Rajat Khurana, Managing Director at ASICS India, a go-to brand for runners, lists down the primary Do's and Don'ts for every runner race to help them prepare for the marathon.
Start early. Mornings are the best time for a quick run. Listen to your body and give yourself ample time to warm up and get comfortable.
Eat no later than an hour before the start. You can't run without fuel but eating too close to start time will only cause cramps.
Have a hydration plan for long distance races. Once you are used to running shorter distances, it time to gear up to go distances of 10km or over, it's important to stay hydrated as you run. Decide if you prefer to run with a bottle or take drinks at the water stations ahead of time and incorporate that method into your training so you're ready for race day.
No to garbage miles. To curb running the 'garbage miles', the ideal weekly workout should be comprised of few days dedicated to weight training and the other days for the long run which will help the body recover from the rigorous regime while steadily building tremendous stamina.
Dress for the climate. Check out the weather forecast for the day and dress appropriately. Wear your tried and trusted gear - not something new.
Choose the right pair. Of course, if you're getting started in the winter months, you'll also need to think carefully about what to wear. Choose the shoes that give you maximum support and protection with every step to maintain comfortable running even over long distances.

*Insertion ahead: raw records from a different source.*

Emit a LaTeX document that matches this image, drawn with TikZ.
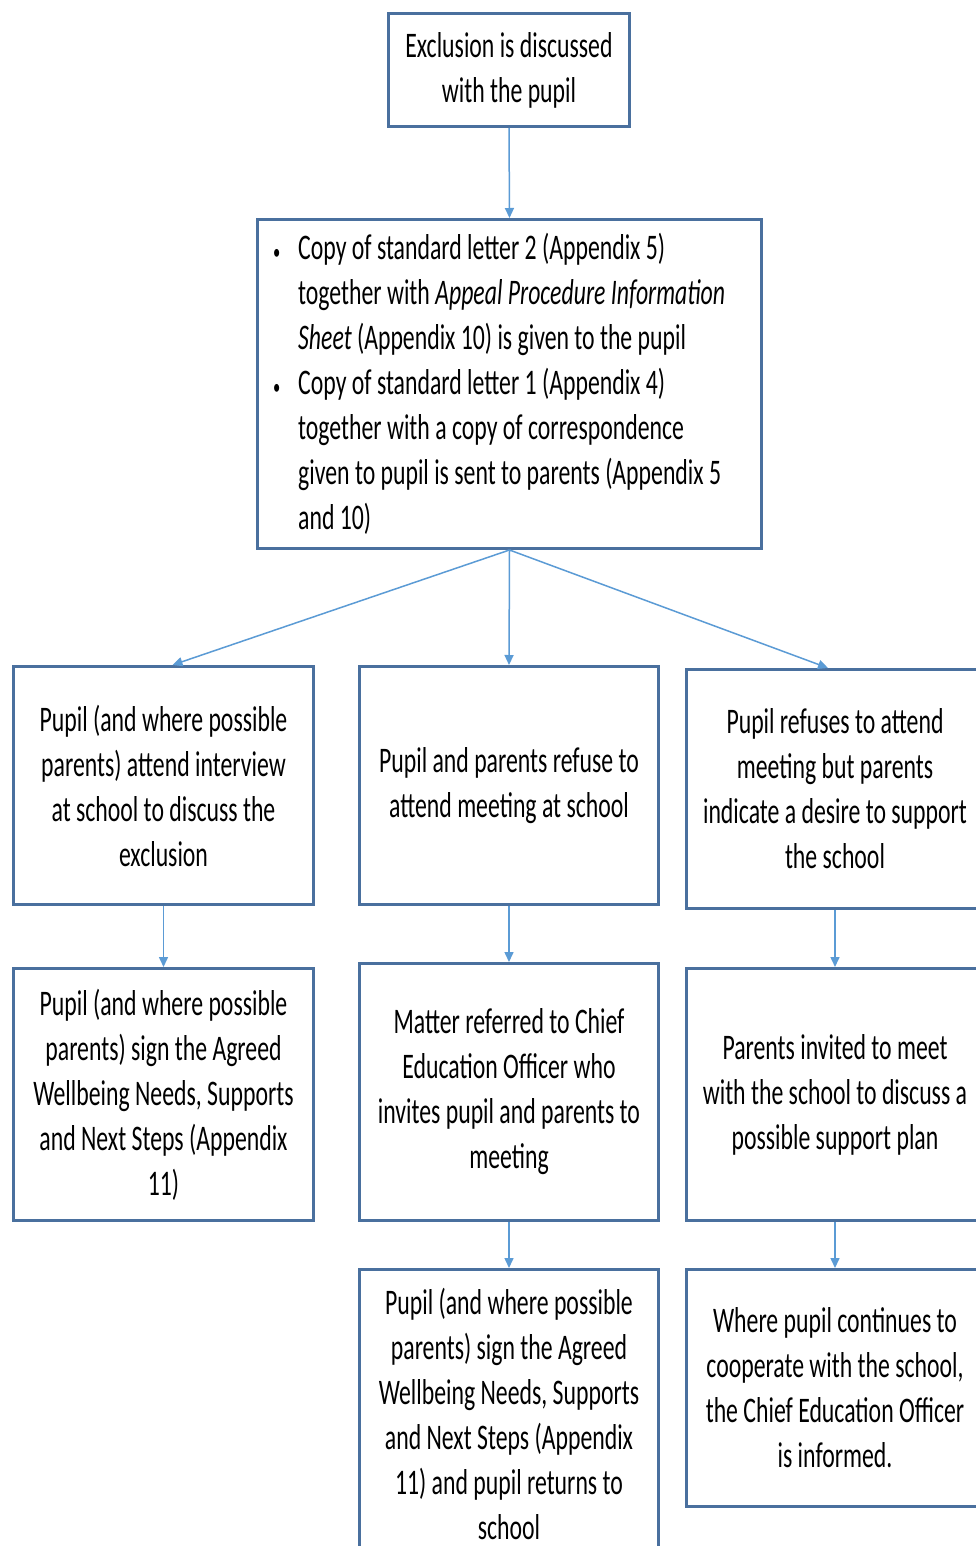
\documentclass[tikz,border=0pt]{standalone}
\usepackage{fontspec}
\setmainfont{Carlito}[FakeStretch=0.66]
\usetikzlibrary{arrows.meta}
\definecolor{boxblue}{RGB}{74,112,158}
\definecolor{arrowblue}{RGB}{91,155,213}
\newcommand{\bul}{\fontsize{22}{22}\selectfont\textbullet}
\begin{document}
\begin{tikzpicture}[x=1pt,y=-1pt,
  box/.style={draw=boxblue,line width=3pt,fill=white,inner sep=0pt,align=center,
    font=\fontsize{36}{45}\selectfont},
  txt/.style={inner sep=0pt,align=left,font=\fontsize{36}{45}\selectfont},
  arr/.style={draw=arrowblue,line width=1.5pt,-{Triangle[length=10pt,width=9pt]}}]
\clip (0,0) rectangle (976,1546);
\fill[white] (0,0) rectangle (976,1546);
\node[box,minimum width=241pt,minimum height=113pt] (b1) at (509,70)
  {Exclusion is discussed\\with the pupil};
\node[box,minimum width=504pt,minimum height=329pt] (b2) at (509.5,384) {};
\node[txt,anchor=west] (t2) at ([xshift=17pt,yshift=-1pt]b2.west)
  {\begin{tabular}{@{}p{25pt}@{}l@{}}
   \bul & Copy of standard letter 2 (Appendix 5)\\
   & together with \textit{Appeal Procedure Information}\\
   & \textit{Sheet} (Appendix 10) is given to the pupil\\
   \bul & Copy of standard letter 1 (Appendix 4)\\
   & together with a copy of correspondence\\
   & given to pupil is sent to parents (Appendix 5\\
   & and 10)
   \end{tabular}};
\node[box,minimum width=300pt,minimum height=238pt] (l1) at (163.5,785.5)
  {Pupil (and where possible\\parents) attend interview\\at school to discuss the\\exclusion};
\node[box,minimum width=299pt,minimum height=238pt] (m1) at (509,785.5)
  {Pupil and parents refuse to\\attend meeting at school};
\node[box,minimum width=297pt,minimum height=239pt] (r1) at (835,789)
  {Pupil refuses to attend\\meeting but parents\\indicate a desire to support\\the school};
\node[box,minimum width=300pt,minimum height=252pt] (l2) at (163.5,1094.5)
  {Pupil (and where possible\\parents) sign the Agreed\\Wellbeing Needs, Supports\\and Next Steps (Appendix\\11)};
\node[box,minimum width=299pt,minimum height=257pt] (m2) at (509,1092)
  {Matter referred to Chief\\Education Officer who\\invites pupil and parents to\\meeting};
\node[box,minimum width=297pt,minimum height=252pt] (r2) at (835,1094.5)
  {Parents invited to meet\\with the school to discuss a\\possible support plan};
\node[box,minimum width=299pt,minimum height=289pt] (m3) at (509,1414)
  {Pupil (and where possible\\parents) sign the Agreed\\Wellbeing Needs, Supports\\and Next Steps (Appendix\\11) and pupil returns to\\school};
\node[box,minimum width=297pt,minimum height=237pt] (r3) at (835,1388)
  {Where pupil continues to\\cooperate with the school,\\the Chief Education Officer\\is informed.};
\draw[arr] (b1.south) -- (b2.north);
\draw[arr] (b2.south) -- ([xshift=9pt]l1.north);
\draw[arr] (b2.south) -- (m1.north);
\draw[arr] (b2.south) -- ([xshift=-7pt]r1.north);
\draw[arr] (l1.south) -- (l2.north);
\draw[arr] (m1.south) -- (m2.north);
\draw[arr] (r1.south) -- (r2.north);
\draw[arr] (m2.south) -- (m3.north);
\draw[arr] (r2.south) -- (r3.north);
\end{tikzpicture}
\end{document}
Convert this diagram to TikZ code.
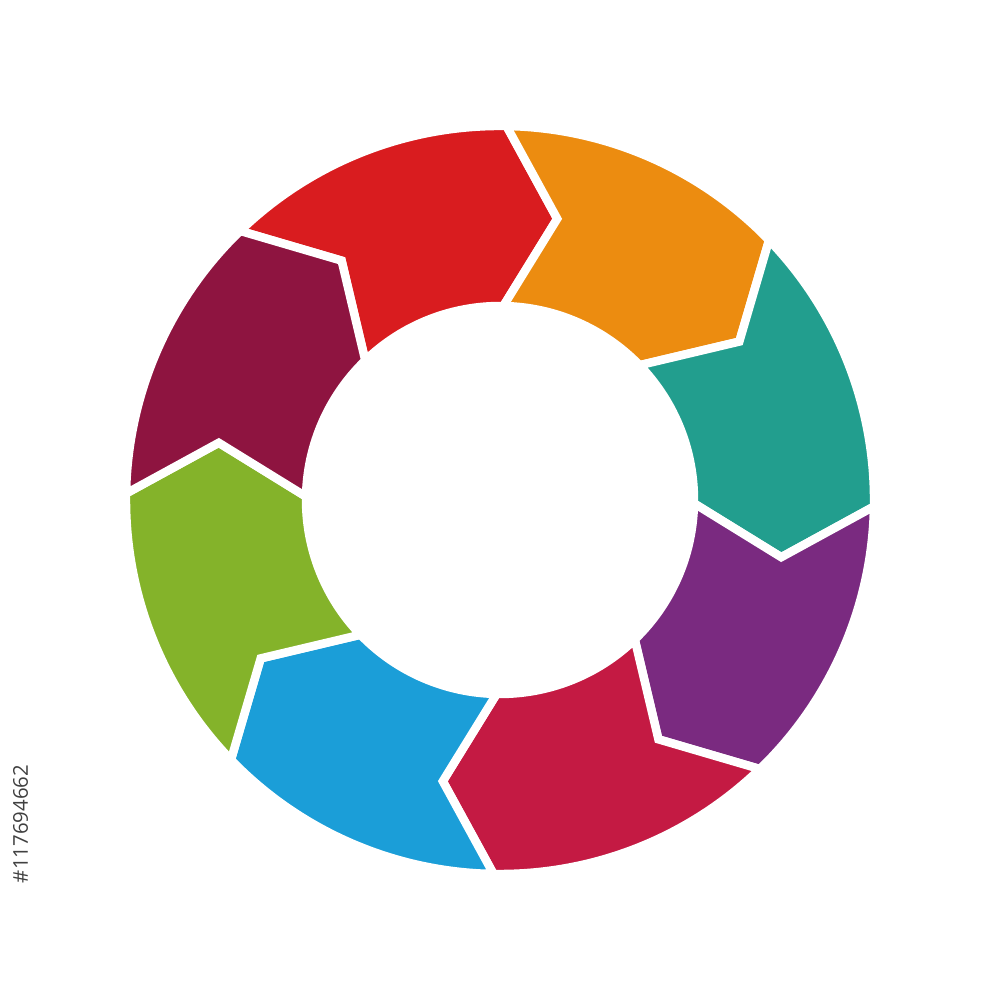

Muscle training. It is very important to work on muscle training and the best way to do the same is to push yourself to the decade-old practice of running faster paces on an 800-metre track or even the treadmill in the gym. This exercise helps in building your body to not exhaust itself and motivates the runner to run with increased strides. And, a great way to end your long distances, is to push yourself to run faster in the last mile so that the legs get used to finishing the marathon at a higher intensity.
Focus on your performance, not your time. In a longer race, it can be useful to mentally divide up the course into manageable sections. This also works by running to points within views like lamp posts or street corners.
Relax. Try to do a mental check-over now and then during the race. Try to relax your hands and shoulders and your breathing.
Enjoy it. Instead of running on the day before the marathon, take the day to focus and relax. Spending too much time on your feet will only wear you out and hanging around all the pre-race excitement may raise your adrenaline levels and leave you exhausted by day's end. However, it may also be beneficial to enjoy a very slow, 20-minute run to shake out your legs and calm your nerves. If you do run, use the time to remind yourself that you have trained hard and that you are ready.